----- Recorded information -----

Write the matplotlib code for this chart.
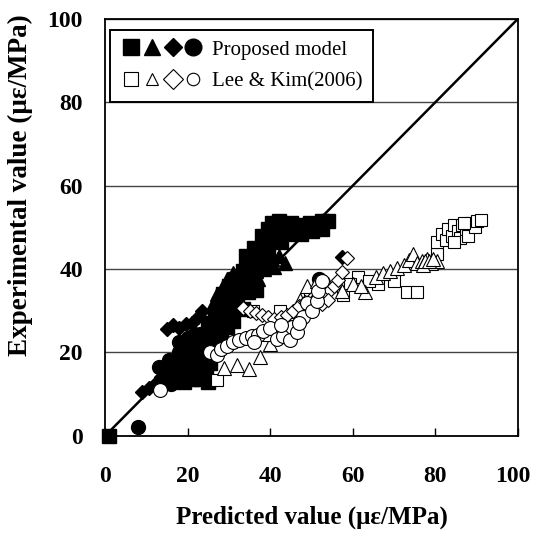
import matplotlib.pyplot as plt
import matplotlib.transforms as mtrans
from matplotlib.lines import Line2D
from matplotlib.legend_handler import HandlerTuple

plt.rcParams['font.family'] = ['Liberation Serif', 'DejaVu Serif']

# Proposed model (filled markers)
prop_sq_x = [40.5, 42.0, 43.5, 45.0, 46.5, 48.0, 49.5, 51.0, 52.5, 54.0, 50.0, 52.5, 47.5, 44.5,
             42.0, 39.5, 40.5, 38.5, 42.5, 39.5, 37.5, 36.5, 35.0, 33.5, 32.5, 31.0, 33.5, 35.5,
             30.0, 32.0, 34.5, 36.5, 29.0, 31.5, 33.5, 28.0, 30.5, 27.5, 29.5, 26.0, 28.0, 25.5,
             24.5, 25.5, 19.0, 21.0, 23.0, 25.0, 24.5, 22.5, 20.5, 18.0, 23.5, 1.0,
             26.5, 27.5, 28.5, 30.0, 31.5, 25.0, 26.0, 24.0, 27.0, 29.5, 31.0, 17.0, 19.0, 21.0,
             22.0, 24.0, 34.0, 36.0, 38.0]
prop_sq_y = [51.0, 51.5, 50.5, 51.0, 50.0, 50.5, 51.0, 50.5, 51.5, 51.5, 49.0, 49.5, 48.5, 48.5,
             49.0, 49.5, 47.0, 46.5, 46.5, 44.5, 44.0, 42.5, 40.5, 39.5, 38.0, 36.5, 36.0, 37.5,
             34.5, 33.5, 34.5, 35.0, 32.0, 31.0, 30.5, 29.5, 28.5, 27.0, 26.0, 24.0, 23.5, 21.5,
             19.5, 17.5, 13.0, 13.5, 13.5, 13.0, 15.5, 16.0, 15.5, 14.5, 18.0, 0.0,
             29.0, 31.5, 34.0, 36.0, 37.5, 27.0, 25.5, 23.0, 22.0, 29.5, 27.5, 14.0, 17.0, 18.0,
             21.0, 21.0, 43.0, 45.0, 48.0]

prop_tri_x = [37.5, 39.0, 40.5, 42.0, 43.5, 41.0, 38.5, 36.5, 35.0, 37.0, 34.0, 32.0, 29.5, 28.5,
              27.0, 26.0, 29.0, 30.5, 32.5, 34.5, 33.0, 31.0, 33.0, 35.5]
prop_tri_y = [41.5, 42.0, 42.5, 43.0, 41.5, 40.5, 40.0, 39.5, 38.5, 37.5, 36.5, 35.0, 37.5, 36.0,
              34.0, 31.5, 33.0, 30.0, 32.5, 42.0, 40.5, 39.0, 38.0, 41.0]

prop_dia_x = [9.0, 10.5, 12.0, 13.5, 15.0, 16.5, 18.0, 19.5, 21.0, 22.5, 21.5, 23.5, 57.4]
prop_dia_y = [10.5, 11.5, 12.5, 14.0, 25.5, 26.5, 25.8, 26.8, 27.0, 28.5, 25.0, 30.0, 42.9]

prop_cir_x = [8.0, 13.0, 14.5, 15.5, 16.5, 17.8, 18.5, 19.5, 20.5, 21.5, 22.5, 23.0, 24.0, 51.7,
              14.0, 16.0, 18.0, 20.0]
prop_cir_y = [2.0, 16.5, 15.0, 18.2, 16.5, 20.0, 18.0, 21.5, 19.5, 22.5, 20.5, 24.5, 22.5, 37.5,
              13.0, 12.5, 22.5, 23.5]

# Lee & Kim (2006) (open markers)
lee_sq_x = [80.5, 80.5, 81.5, 82.5, 83.0, 84.0, 84.5, 85.5, 86.0, 86.5, 87.5, 88.0, 88.5, 89.5,
            90.0, 91.0, 84.5, 87.0, 73.0, 75.6, 61.3, 59.3, 66.0, 70.0, 64.0, 42.4, 35.9, 49.6,
            57.6, 27.2]
lee_sq_y = [43.5, 46.5, 48.5, 47.0, 49.5, 48.0, 50.5, 49.0, 47.5, 50.5, 49.5, 48.0, 51.0, 50.0,
            51.5, 51.8, 46.5, 51.0, 34.4, 34.4, 38.0, 36.5, 36.5, 37.0, 37.0, 29.8, 29.8, 34.3,
            33.8, 13.4]

lee_tri_x = [28.8, 31.9, 34.9, 37.6, 40.0, 39.5, 44.3, 47.2, 48.9, 51.3, 54.0, 57.4, 60.0, 63.0,
             65.5, 67.3, 69.0, 70.8, 72.4, 73.6, 74.5, 75.5, 76.8, 78.0, 79.0, 80.5, 62.0, 46.0,
             77.0, 77.5, 78.5, 79.5]
lee_tri_y = [16.2, 17.0, 16.0, 18.8, 22.0, 24.5, 27.0, 32.6, 36.0, 37.0, 36.5, 34.6, 36.5, 34.5,
             38.0, 39.0, 39.6, 40.3, 41.0, 42.2, 43.5, 41.5, 42.0, 42.3, 41.5, 42.0, 36.0, 30.0,
             41.0, 41.8, 42.0, 42.5]

lee_dia_x = [33.4, 35.0, 36.5, 38.0, 39.5, 41.0, 42.5, 44.0, 45.5, 47.0, 48.5, 50.0, 51.5, 53.0,
             54.5, 55.5, 56.4, 57.4, 58.5, 52.5, 54.0]
lee_dia_y = [30.7, 30.0, 29.5, 29.0, 28.5, 28.0, 28.5, 29.0, 30.0, 31.0, 32.0, 33.0, 33.5, 34.0,
             35.0, 36.0, 37.4, 39.3, 42.7, 31.5, 32.5]

lee_cir_x = [13.3, 25.4, 27.0, 28.0, 29.5, 31.0, 32.5, 34.0, 35.5, 37.0, 38.3, 40.0, 41.6, 43.0,
             44.8, 45.3, 46.5, 48.0, 49.0, 50.0, 51.3, 51.6, 52.5, 47.0, 42.5, 36.0]
lee_cir_y = [11.0, 20.0, 19.4, 20.8, 21.5, 22.5, 23.0, 23.5, 24.0, 24.2, 25.2, 25.8, 23.2, 24.0,
             23.0, 26.2, 25.0, 28.5, 31.8, 30.0, 32.2, 34.6, 37.0, 27.0, 26.5, 22.5]

ticks = [0, 20, 40, 60, 80, 100]

fig = plt.figure(figsize=(5.34, 5.36), dpi=100)
ax = fig.add_axes([0.197, 0.187, 0.773, 0.778])

ax.plot([0, 100], [0, 100], color='black', lw=1.8, zorder=2)

filled = dict(ls='none', color='black', zorder=3, clip_on=False)
ax.plot(prop_sq_x, prop_sq_y, marker='s', ms=9.5, **filled)
ax.plot(prop_tri_x, prop_tri_y, marker='^', ms=10.5, **filled)
ax.plot(prop_dia_x, prop_dia_y, marker='D', ms=7.5, **filled)
ax.plot(prop_cir_x, prop_cir_y, marker='o', ms=10, **filled)

hollow = dict(ls='none', mfc='white', mec='black', mew=0.8, zorder=4)
ax.plot(lee_sq_x, lee_sq_y, marker='s', ms=9, **hollow)
ax.plot(lee_tri_x, lee_tri_y, marker='^', ms=10, **hollow)
ax.plot(lee_dia_x, lee_dia_y, marker='D', ms=7, **hollow)
ax.plot(lee_cir_x, lee_cir_y, marker='o', ms=10, **hollow)

ax.set_xlim(0, 100)
ax.set_ylim(0, 100)
ax.set_xticks(ticks)
ax.set_yticks(ticks)
ax.yaxis.grid(True, color='#444444', lw=1)
ax.set_axisbelow(True)
for s in ax.spines.values():
    s.set_linewidth(1.3)
ax.tick_params(axis='x', direction='in', length=6, width=1, labelsize=17, pad=22)
ax.tick_params(axis='y', direction='in', length=0, labelsize=17, pad=16)
plt.setp(ax.get_xticklabels() + ax.get_yticklabels(), fontweight='bold')
# pull the last x label in so it stays inside the figure
last = ax.get_xticklabels()[-1]
last.set_transform(last.get_transform() + mtrans.ScaledTranslation(-0.05, 0, fig.dpi_scale_trans))

ax.set_xlabel('Predicted value (\u03bc\u03b5/MPa)', fontsize=18, fontweight='bold', labelpad=13)
ax.set_ylabel('Experimental value (\u03bc\u03b5/MPa)', fontsize=19.5, fontweight='bold')
ax.yaxis.set_label_coords(-0.175, 0.60)

h_prop = (Line2D([], [], ls='none', marker='s', ms=11, color='black'),
          Line2D([], [], ls='none', marker='^', ms=12, color='black'),
          Line2D([], [], ls='none', marker='D', ms=9, color='black'),
          Line2D([], [], ls='none', marker='o', ms=12, color='black'))
h_lee = (Line2D([], [], ls='none', marker='s', ms=10, mfc='white', mec='black', mew=0.8),
         Line2D([], [], ls='none', marker='^', ms=8, mfc='white', mec='black', mew=0.8),
         Line2D([], [], ls='none', marker='D', ms=10, mfc='white', mec='black', mew=0.8),
         Line2D([], [], ls='none', marker='o', ms=9, mfc='white', mec='black', mew=0.8))
leg = ax.legend([h_prop, h_lee], ['Proposed model', 'Lee & Kim(2006)'],
                handler_map={tuple: HandlerTuple(ndivide=None, pad=0.0)},
                loc='upper left', bbox_to_anchor=(0.012, 0.974), borderaxespad=0,
                fancybox=False, edgecolor='black', framealpha=1, fontsize=15,
                handlelength=4.0, handletextpad=0.4, borderpad=0.5, labelspacing=0.6)
leg.get_frame().set_linewidth(1.4)

fig.savefig('out.png', dpi=100)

-----

Go through the lines above. Select every one that has the string "matplotlib".

Worked answer:
Write the matplotlib code for this chart.
import matplotlib.pyplot as plt
import matplotlib.transforms as mtrans
from matplotlib.lines import Line2D
from matplotlib.legend_handler import HandlerTuple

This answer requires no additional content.